A degree of detachment makes often makes sense, of course, either for security reasons or simply because they’re routinely swarmed with visa-seekers. In Krakow, I remember having to pick my way through a mob of what appeared to be boisterous protesters, only to realize when I got to its head that they were actually jostling for a spot in the queue for a paperwork blessing by my country’s invisible bureaucrats.
At the Travel Show, the State Department representative proudly told me that they were attending the show to get the word out about STEP, or the Smart Traveler Enrollment Program. This long-overdue program is designed to supply citizens with a level of hospitable consular support that other nations take for granted. If a traveler can surmount their malaise at registering their whereabouts with the federal government, they can receive email updates about local security warnings, and if the worst happens, as during the Japanese earthquake and tsunami, American seekers will actually come knocking on doors to make sure you’re all right.
The public relations push hasn’t stopped there. Today, the State Department held a live chat about keeping safe over Spring Break. This is a topic that travel journalists are often asked to hit this time of year. (Here I am on CBS last year talking about the same subject, spending much energy to gently assure viewers that Mexico is hardly a nefarious underworld of malfeasance.) So it’s gratifying to see the government trying to anticipate our questions for a change.
Mind you, I still don’t take my government’s word as the only word that matters. I have found that Australia’s list of travel warnings is often less politicized (or at least, politicized in different ways) than our State Department’s travel warnings. But the outreach is important to me. It’s encouraging to have an administration that values international travel or at the very least acknowledges that some of us are doing it.

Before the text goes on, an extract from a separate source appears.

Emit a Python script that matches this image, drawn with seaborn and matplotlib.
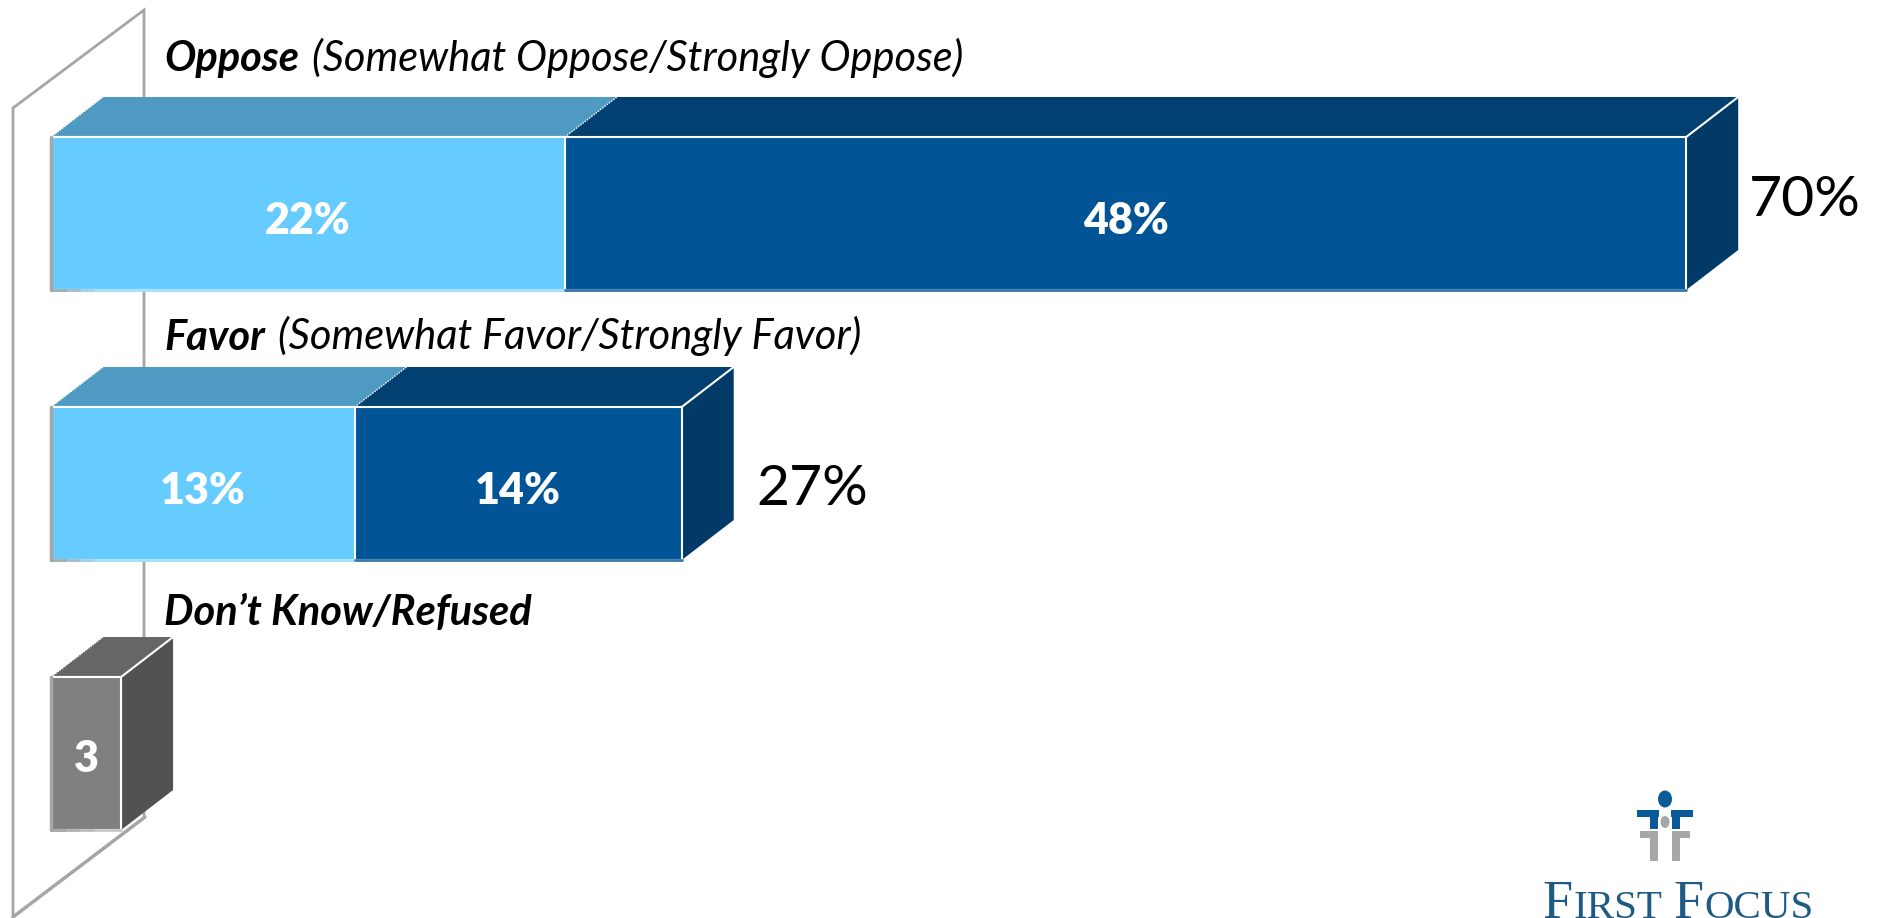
import matplotlib
matplotlib.use("Agg")
import matplotlib.pyplot as plt
from matplotlib.patches import Ellipse, Polygon, Rectangle
import pandas as pd
import seaborn as sns

# Survey responses, percent of respondents
categories = ["Oppose", "Favor", "Don't Know/Refused"]
somewhat = [22, 13, 3]
strongly = [48, 14, 0]
headline = ["Oppose", "Favor", "Don\u2019t Know/Refused"]
detail = ["(Somewhat Oppose/Strongly Oppose)", "(Somewhat Favor/Strongly Favor)", ""]

LIGHT, LIGHT_TOP, LIGHT_BASE = "#66CCFF", "#4F9AC3", "#A3E0FF"
DARK, DARK_TOP, DARK_SIDE, DARK_BASE = "#015596", "#024071", "#013A66", "#3A78A8"
GREY, GREY_TOP, GREY_SIDE = "#808080", "#666666", "#525252"
WALL = "#A6A6A6"
W, H = 1881, 918
PX_PER_PCT = 23.36
PX_PER_ROW = 270
DEPTH_X, DEPTH_Y = 52 / PX_PER_PCT, 40 / PX_PER_ROW
BAR_H = 153 / PX_PER_ROW

sns.set_theme(style="white")
plt.rcParams["font.family"] = ["Lato", "DejaVu Sans"]

df = pd.DataFrame({"category": categories, "somewhat": somewhat, "strongly": strongly})
df["total"] = df["somewhat"] + df["strongly"]

fig = plt.figure(figsize=(W / 100, H / 100), dpi=100, facecolor="white")
renderer = fig.canvas.get_renderer()

# Back layer in pixel units: the chart wall and the logo
bg = fig.add_axes([0, 0, 1, 1], zorder=0)
bg.set_xlim(0, W)
bg.set_ylim(H, 0)
bg.axis("off")
bg.plot([13, 13, 144, 144], [917, 108, 10, 817], color=WALL, lw=2, solid_joinstyle="miter")
bg.plot([13, 145], [917, 817], color=WALL, lw=2.5)

LOGO_BLUE, LOGO_GREY, LOGO_TEXT = "#0B5A98", "#A5A7A9", "#1D5A85"
bg.add_patch(Ellipse((1665, 799), 14, 17, color=LOGO_BLUE, lw=0))
bg.add_patch(Ellipse((1665, 822), 9, 12, color=LOGO_GREY, lw=0))
for mirror in (-1, 1):
    def x_span(a, b):
        return min(1665 + mirror * a, 1665 + mirror * b)
    bg.add_patch(Rectangle((x_span(6, 28), 810), 22, 7, color=LOGO_BLUE, lw=0))
    bg.add_patch(Rectangle((x_span(7, 15), 810), 8, 19, color=LOGO_BLUE, lw=0))
    bg.add_patch(Rectangle((x_span(7, 25), 831), 18, 7, color=LOGO_GREY, lw=0))
    bg.add_patch(Rectangle((x_span(7, 15), 831), 8, 30, color=LOGO_GREY, lw=0))

# Wordmark set in small capitals, one run of text per size
for word_x, runs in [(1542, [("F", 39), ("IRST", 29.5)]), (1673, [("F", 39), ("OCUS", 29.5)])]:
    for piece, size in runs:
        run = bg.text(word_x, 918, piece, fontsize=size, family="Liberation Serif",
                      color=LOGO_TEXT, ha="left", va="baseline", clip_on=False)
        word_x += run.get_window_extent(renderer).width + 1

# Front layer: the bars, with percent on x and categories on y
ax = fig.add_axes([0, 0, 1, 1], zorder=1)
ax.patch.set_alpha(0)
palette_back = {categories[0]: DARK, categories[1]: DARK, categories[2]: GREY}
palette_front = {categories[0]: LIGHT, categories[1]: LIGHT, categories[2]: GREY}


def extrude(x0, x1, row, top_color, side_color=None):
    """Top face of a bar segment, and its end face when side_color is given."""
    y_top = row - BAR_H / 2
    y_bot = row + BAR_H / 2
    ax.add_patch(Polygon([(x0, y_top), (x0 + DEPTH_X, y_top - DEPTH_Y),
                          (x1 + DEPTH_X, y_top - DEPTH_Y), (x1, y_top)],
                         facecolor=top_color, edgecolor="none", zorder=1))
    ax.plot([x0, x0 + DEPTH_X], [y_top, y_top - DEPTH_Y], color="white", lw=1, ls=(0, (1, 1)), zorder=1.5)
    if side_color:
        ax.add_patch(Polygon([(x1, y_top), (x1 + DEPTH_X, y_top - DEPTH_Y),
                              (x1 + DEPTH_X, y_bot - DEPTH_Y), (x1, y_bot)],
                             facecolor=side_color, edgecolor="none", zorder=1))
        ax.plot([x1, x1 + DEPTH_X], [y_top, y_top - DEPTH_Y], color="white", lw=1.5, zorder=1.5)


for row, (s, t) in enumerate(zip(df["somewhat"], df["total"])):
    if t > s:
        extrude(0, s, row, LIGHT_TOP)
        extrude(s, t, row, DARK_TOP, DARK_SIDE)
    else:
        extrude(0, s, row, GREY_TOP, GREY_SIDE)

# Stacked front faces: full totals first, the "somewhat" share over them
edge = dict(edgecolor="white", linewidth=1.5, width=BAR_H, legend=False, zorder=2,
            orient="y", dodge=False, saturation=1)
sns.barplot(data=df, x="total", y="category", hue="category", palette=palette_back, ax=ax, **edge)
sns.barplot(data=df, x="somewhat", y="category", hue="category", palette=palette_front, ax=ax, **edge)

ax.set_xlim(-51 / PX_PER_PCT, (W - 51) / PX_PER_PCT)
ax.set_ylim((H - 213.5) / PX_PER_ROW, -213.5 / PX_PER_ROW)
ax.axis("off")

# Outline: grey down the left side, tinted along the base, with a grey stub fading out
for row, (s, t) in enumerate(zip(df["somewhat"], df["total"])):
    y_top, y_bot = row - BAR_H / 2, row + BAR_H / 2
    if t > s:
        ax.plot([0, s], [y_bot, y_bot], color=LIGHT_BASE, lw=2, zorder=3)
        ax.plot([s, t], [y_bot, y_bot], color=DARK_BASE, lw=2, zorder=3)
    else:
        ax.plot([0, t], [y_bot, y_bot], color="#C8C8C8", lw=2, zorder=3)
    ax.plot([0, 0], [y_top, y_bot], color=WALL, lw=2.5, zorder=3.2)
    for step, alpha in enumerate([0.9, 0.6, 0.3]):
        ax.plot([step * 0.6, (step + 1) * 0.6], [y_bot, y_bot], color=WALL, lw=2, alpha=alpha, zorder=3.1)

# Segment values
inside = dict(color="white", fontweight="heavy", fontsize=31, ha="center", va="center", zorder=4)
for row, (s, k) in enumerate(zip(df["somewhat"], df["strongly"])):
    if k:
        ax.annotate(f"{s}%", (s / 2, row), xytext=(0, -7), textcoords="offset pixels", **inside)
        ax.annotate(f"{k}%", (s + k / 2, row), xytext=(0, -7), textcoords="offset pixels", **inside)
    else:
        ax.annotate(f"{s}", (s / 2, row), xytext=(0, -5), textcoords="offset pixels", **inside)

# Totals beside the bars
total_offsets = [(63, 13), (75, -6)]
for row, off in enumerate(total_offsets):
    ax.annotate(f"{df['total'][row]}%", (df["total"][row], row), xytext=off, textcoords="offset pixels",
                fontsize=41, color="black", ha="left", va="center", zorder=4)

# Row headings above each bar; the rise differs per row
heading_rise = [143, 134, 129]
for row, (head, rest, rise) in enumerate(zip(headline, detail, heading_rise)):
    first = ax.annotate(head, (0, row), xytext=(113, rise), textcoords="offset pixels",
                        fontsize=30, fontweight="bold", fontstyle="italic", color="black",
                        ha="left", va="baseline", zorder=4)
    if rest:
        gap = first.get_window_extent(renderer).width + 13
        ax.annotate(rest, (0, row), xytext=(113 + gap, rise), textcoords="offset pixels",
                    fontsize=30, fontstyle="italic", color="black",
                    ha="left", va="baseline", zorder=4)

fig.savefig("out.png", dpi=100)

You might have noticed that the White House has also been much more attentive to communicating with citizens on the same level that we communicate with ourselves. It’s tweeting now, it’s pumping out annotated live streams of important speeches, and it’s beavering away on Facebook.
Uncle Sam may not be ready to invite the masses inside for free Big Macs and Cokes, and behind the scenes he’s still an imperialistic fellow who’s more interested in fostering business deals than helping backpackers, but at least he’s working harder to repaint his impenetrable bunkers in a cheerier shade.